DC vigil for Charleston shooting victims highlights racism problem in US

Hundreds in Washington D.C. turned out to remember the nine people killed when a gunman opened fire inside a house of worship in Charleston, South Carolina. People gathered for a vigil outside the African American Civil War Memorial and Museum as they remembered the lives lost. FOX 5's Alexandra Limon has more.

Hundreds in Washington D.C. turned out to remember the nine people killed after a gunman opened fire inside a house of worship in Charleston, South Carolina.

People gathered for a vigil outside the African American Civil War Memorial and Museum as they remembered the lives lost.

It was a different type of vigil Friday night as the beat of African drums beat in the background. There were also chants like this one: "America has a problem and that problem is racism."

Members of the National Black United Front along with hundreds of others honored the nine victims who died in the massacre at the historic Emanuel African Methodist Episcopal Church. They also sent a message about hate and racism in America.

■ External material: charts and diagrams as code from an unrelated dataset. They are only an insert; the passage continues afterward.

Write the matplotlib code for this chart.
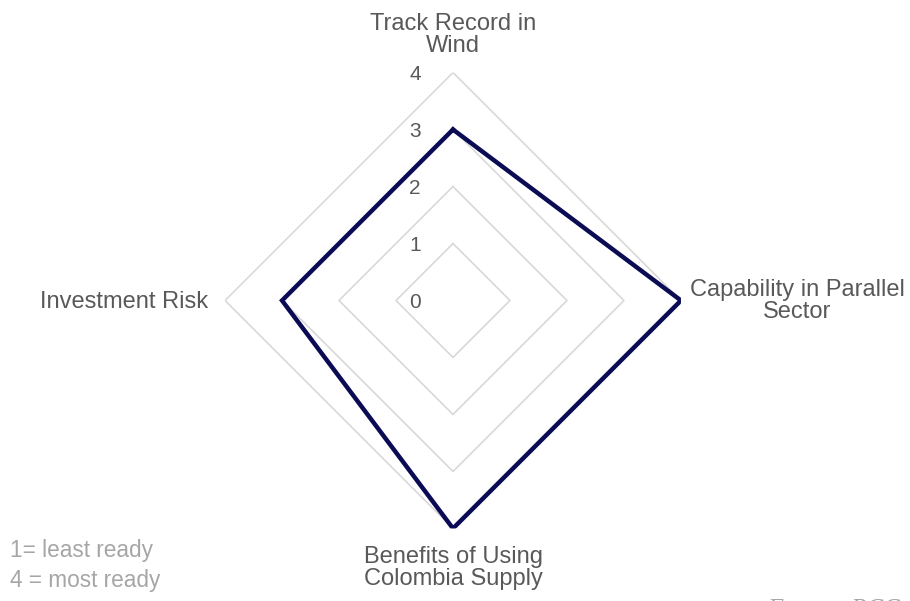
import numpy as np
import matplotlib.pyplot as plt

plt.rcParams['font.family'] = ['Liberation Sans', 'DejaVu Sans']

categories = ["Track Record in\nWind", "Capability in Parallel\nSector",
              "Benefits of Using\nColombia Supply", "Investment Risk"]
values = [3, 4, 4, 3]
levels = [1, 2, 3, 4]
tick_labels = ["0", "1", "2", "3", "4"]

fig = plt.figure(figsize=(9.10, 6.01), dpi=100)
ax = fig.add_axes([0.4978 - 0.2505, 0.5 - 0.3794, 0.501, 0.7588], projection='polar')
ax.set_theta_offset(np.pi / 2)
ax.set_theta_direction(-1)

angles = np.linspace(0, 2 * np.pi, len(categories), endpoint=False)
closed = np.append(angles, angles[0])

# diamond gridlines
for lv in levels:
    ax.plot(closed, [lv] * len(closed), color='#d9d9d9', lw=1.2, zorder=1)

ax.plot(closed, values + values[:1], color='#0b0b55', lw=3.2, zorder=3,
        solid_joinstyle='miter')

ax.set_ylim(0, 4)
ax.grid(False)
ax.spines['polar'].set_visible(False)
ax.set_xticks([])
ax.set_yticks([])
ax.patch.set_alpha(0)

# radial tick labels (left of the vertical axis)
for i, t in enumerate(tick_labels):
    x, y = ax.transData.transform((0, i))
    fig.text((x - 38) / 910, (y - 2) / 601, t, ha='center', va='center',
             fontsize=15, color='#595959')

# category labels
lab = dict(fontsize=17, color='#595959', linespacing=1.03)
fig.text(453 / 910, 1 - 35 / 601, categories[0], ha='center', va='center', **lab)
fig.text(797 / 910, 1 - 301 / 601, categories[1], ha='center', va='center', **lab)
fig.text(453 / 910, 1 - 568 / 601, categories[2], ha='center', va='center', **lab)
fig.text(208 / 910, 1 - 302 / 601, categories[3], ha='right', va='center', **lab)

fig.text(10 / 910, 1 - 550 / 601, "1= least ready", ha='left', va='center',
         fontsize=16.3, color='#a6a6a6')
fig.text(10 / 910, 1 - 580 / 601, "4 = most ready", ha='left', va='center',
         fontsize=16.3, color='#a6a6a6')
fig.text(767 / 910, 1 - 610 / 601, "Fuente: BCG", ha='left', va='center',
         fontsize=18, color='#a6a6a6', style='italic', family='Liberation Serif')

fig.savefig('out.png', dpi=100)
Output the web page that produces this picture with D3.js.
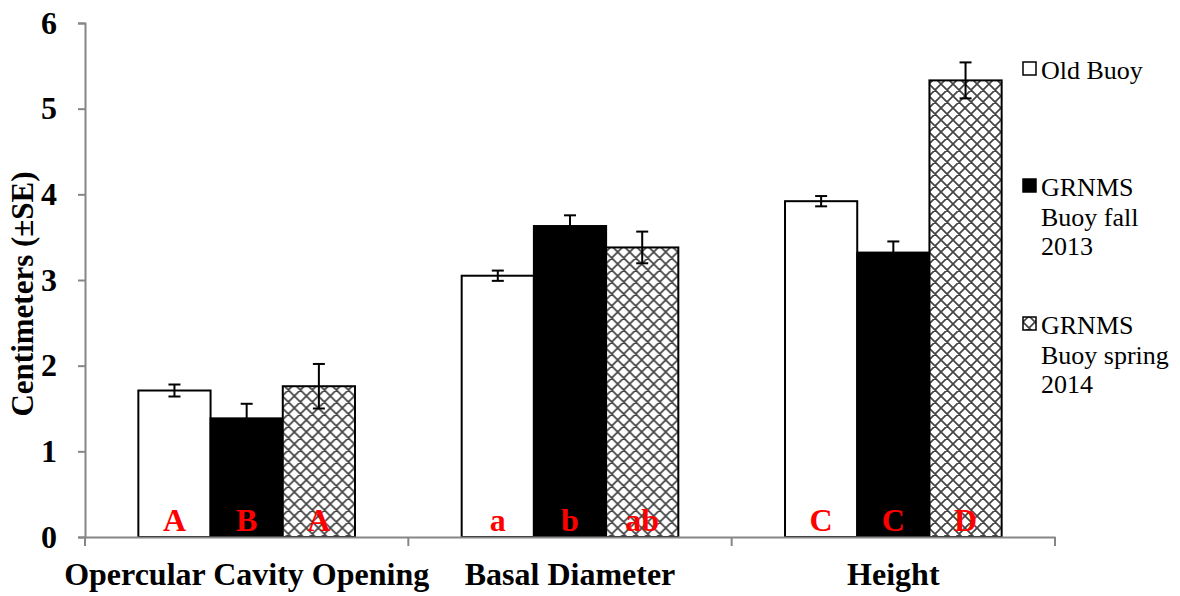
<!DOCTYPE html>
<html>
<head>
<meta charset="utf-8">
<script src="https://cdn.jsdelivr.net/npm/d3@7"></script>
<style>
  body { margin: 0; background: #fff; }
  svg { display: block; }
</style>
</head>
<body>
<svg id="chart"></svg>
<script>
// data
const categories = ["Opercular Cavity Opening", "Basal Diameter", "Height"];
const seriesNames = ["Old Buoy", "GRNMS Buoy fall 2013", "GRNMS Buoy spring 2014"];
const oldBuoy = [1.71, 3.05, 3.92];
const oldBuoySE = [0.07, 0.06, 0.06];
const fall2013 = [1.385, 3.63, 3.32];
const fall2013SE = [0.17, 0.125, 0.13];
const spring2014 = [1.76, 3.38, 5.33];
const spring2014SE = [0.26, 0.185, 0.21];
const letters = [["A", "B", "A"], ["a", "b", "ab"], ["C", "C", "D"]];
const yTicks = [0, 1, 2, 3, 4, 5, 6];
const legendLines = [["Old Buoy"], ["GRNMS", "Buoy fall", "2013"], ["GRNMS", "Buoy spring", "2014"]];

const width = 1180, height = 596;
const margin = {top: 23, right: 125, bottom: 59, left: 85};
const serif = "'Liberation Serif', 'Times New Roman', serif";

const svg = d3.select("#chart")
    .attr("width", width)
    .attr("height", height)
    .attr("viewBox", [0, 0, width, height]);

// crosshatch pattern
const defs = svg.append("defs");
const pat = defs.append("pattern")
    .attr("id", "hatch")
    .attr("patternUnits", "userSpaceOnUse")
    .attr("width", 12).attr("height", 12);
pat.append("rect").attr("width", 12).attr("height", 12).attr("fill", "#fff");
pat.append("path")
    .attr("d", "M0,0L12,12M12,0L0,12M-1,11L1,13M11,-1L13,1M-1,1L1,-1M11,13L13,11")
    .attr("stroke", "#444")
    .attr("stroke-width", 1.7);

const data = categories.map((c, i) => ({
    cat: c,
    vals: [
        {s: 0, v: oldBuoy[i], se: oldBuoySE[i], lab: letters[i][0]},
        {s: 1, v: fall2013[i], se: fall2013SE[i], lab: letters[i][1]},
        {s: 2, v: spring2014[i], se: spring2014SE[i], lab: letters[i][2]}
    ]
}));

const x0 = d3.scaleBand()
    .domain(categories)
    .range([margin.left, width - margin.right])
    .paddingInner(0)
    .paddingOuter(0);

const inner = x0.bandwidth() * 0.67;
const x1 = d3.scaleBand()
    .domain([0, 1, 2])
    .range([0, inner]);

const y = d3.scaleLinear()
    .domain([0, 6])
    .range([height - margin.bottom, margin.top]);

const fills = ["#fff", "#000", "url(#hatch)"];

// axes
const yAxis = svg.append("g")
    .attr("transform", `translate(${margin.left},0)`)
    .call(d3.axisLeft(y).tickValues(yTicks).tickSize(7).tickPadding(21).tickFormat(d3.format("d")));
yAxis.selectAll("line, path").attr("stroke", "#868686").attr("stroke-width", 2);
yAxis.selectAll("text")
    .style("font-family", serif)
    .style("font-size", "32px")
    .style("font-weight", "bold")
    .attr("fill", "#000");

// bars
const groups = svg.append("g")
    .selectAll("g")
    .data(data)
    .join("g")
    .attr("transform", d => `translate(${x0(d.cat) + (x0.bandwidth() - inner) / 2},0)`);

groups.selectAll("rect")
    .data(d => d.vals)
    .join("rect")
    .attr("x", d => x1(d.s))
    .attr("y", d => y(d.v))
    .attr("width", x1.bandwidth())
    .attr("height", d => y(0) - y(d.v))
    .attr("fill", d => fills[d.s])
    .attr("stroke", "#000")
    .attr("stroke-width", 2);

// error bars
const err = groups.selectAll("g.err")
    .data(d => d.vals)
    .join("g")
    .attr("class", "err")
    .attr("stroke", "#000")
    .attr("stroke-width", 2);
err.append("line")
    .attr("x1", d => x1(d.s) + x1.bandwidth() / 2)
    .attr("x2", d => x1(d.s) + x1.bandwidth() / 2)
    .attr("y1", d => y(d.v + d.se))
    .attr("y2", d => d.s === 1 ? y(d.v) : y(d.v - d.se));
err.append("line")
    .attr("x1", d => x1(d.s) + x1.bandwidth() / 2 - 6)
    .attr("x2", d => x1(d.s) + x1.bandwidth() / 2 + 6)
    .attr("y1", d => y(d.v + d.se))
    .attr("y2", d => y(d.v + d.se));
err.filter(d => d.s !== 1).append("line")
    .attr("x1", d => x1(d.s) + x1.bandwidth() / 2 - 6)
    .attr("x2", d => x1(d.s) + x1.bandwidth() / 2 + 6)
    .attr("y1", d => y(d.v - d.se))
    .attr("y2", d => y(d.v - d.se));

// significance letters
groups.selectAll("text.sig")
    .data(d => d.vals)
    .join("text")
    .attr("class", "sig")
    .attr("x", d => x1(d.s) + x1.bandwidth() / 2)
    .attr("y", y(0) - 6)
    .attr("text-anchor", "middle")
    .attr("fill", "#ff0000")
    .style("font-family", serif)
    .style("font-size", "32px")
    .style("font-weight", "bold")
    .text(d => d.lab);

// x axis on top of bars
const xAxis = svg.append("g")
    .attr("transform", `translate(0,${y(0)})`)
    .call(d3.axisBottom(x0).tickSize(0).tickFormat(""));
xAxis.select(".domain").attr("stroke", "#868686").attr("stroke-width", 2);
const bounds = categories.map(c => x0(c)).concat([x0.range()[1]]);
xAxis.selectAll("line.sep")
    .data(bounds)
    .join("line")
    .attr("class", "sep")
    .attr("x1", d => d).attr("x2", d => d)
    .attr("y1", 0).attr("y2", 9)
    .attr("stroke", "#868686")
    .attr("stroke-width", 2);
xAxis.selectAll("text.cat")
    .data(categories)
    .join("text")
    .attr("class", "cat")
    .attr("x", d => x0(d) + x0.bandwidth() / 2)
    .attr("y", 48)
    .attr("text-anchor", "middle")
    .attr("fill", "#000")
    .style("font-family", serif)
    .style("font-size", "32px")
    .style("font-weight", "bold")
    .text(d => d);

// y title
svg.append("text")
    .attr("transform", `translate(33,${(y(0) + y(6)) / 2 + 14}) rotate(-90)`)
    .attr("text-anchor", "middle")
    .style("font-family", serif)
    .style("font-size", "31px")
    .style("font-weight", "bold")
    .text("Centimeters (\u00B1SE)");

// legend
const legendY = [79, 196, 334];
const leg = svg.append("g")
    .selectAll("g")
    .data(seriesNames)
    .join("g")
    .attr("transform", (d, i) => `translate(1023,${legendY[i]})`);
leg.append("rect")
    .attr("x", 0).attr("y", -17)
    .attr("width", 13).attr("height", 13)
    .attr("fill", (d, i) => fills[i])
    .attr("stroke", "#000")
    .attr("stroke-width", 1.5);
leg.append("text")
    .style("font-family", serif)
    .style("font-size", "26px")
    .selectAll("tspan")
    .data((d, i) => legendLines[i])
    .join("tspan")
    .attr("x", 18)
    .attr("y", (d, j) => j * 29.5)
    .text(d => d);
</script>
</body>
</html>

"This is not about guilt, this is not about pointing fingers, this about addressing the issues here," said Jamal "DjOneluv" Muhammad. "We have hate in America and we have had hate in America for a very long time. But we keep acting like it's not anymore."

People who came to the vigil said they came to show solidarity with the victims and their families. Others said they came to mourn the nine lives that were lost. Some said they came due to fear that Americans are repeating the same racial violence that has happened in the past.

"My mind first went to the 16th Street bombing," said Christina Jacobs of the National Black United Front. "Really just the fact that we're repeating history over and over again."

Activists stressed that change is needed.

"A message of urgency, a message that this is unacceptable, that black people are being targeted," Jacobs said.

And everyone agrees that change starts with conversation.

"I think the first step is people acknowledging that it's a very serious issue in America, and I think if we start with that, we can start having conversations with people," said Kenya Goodson.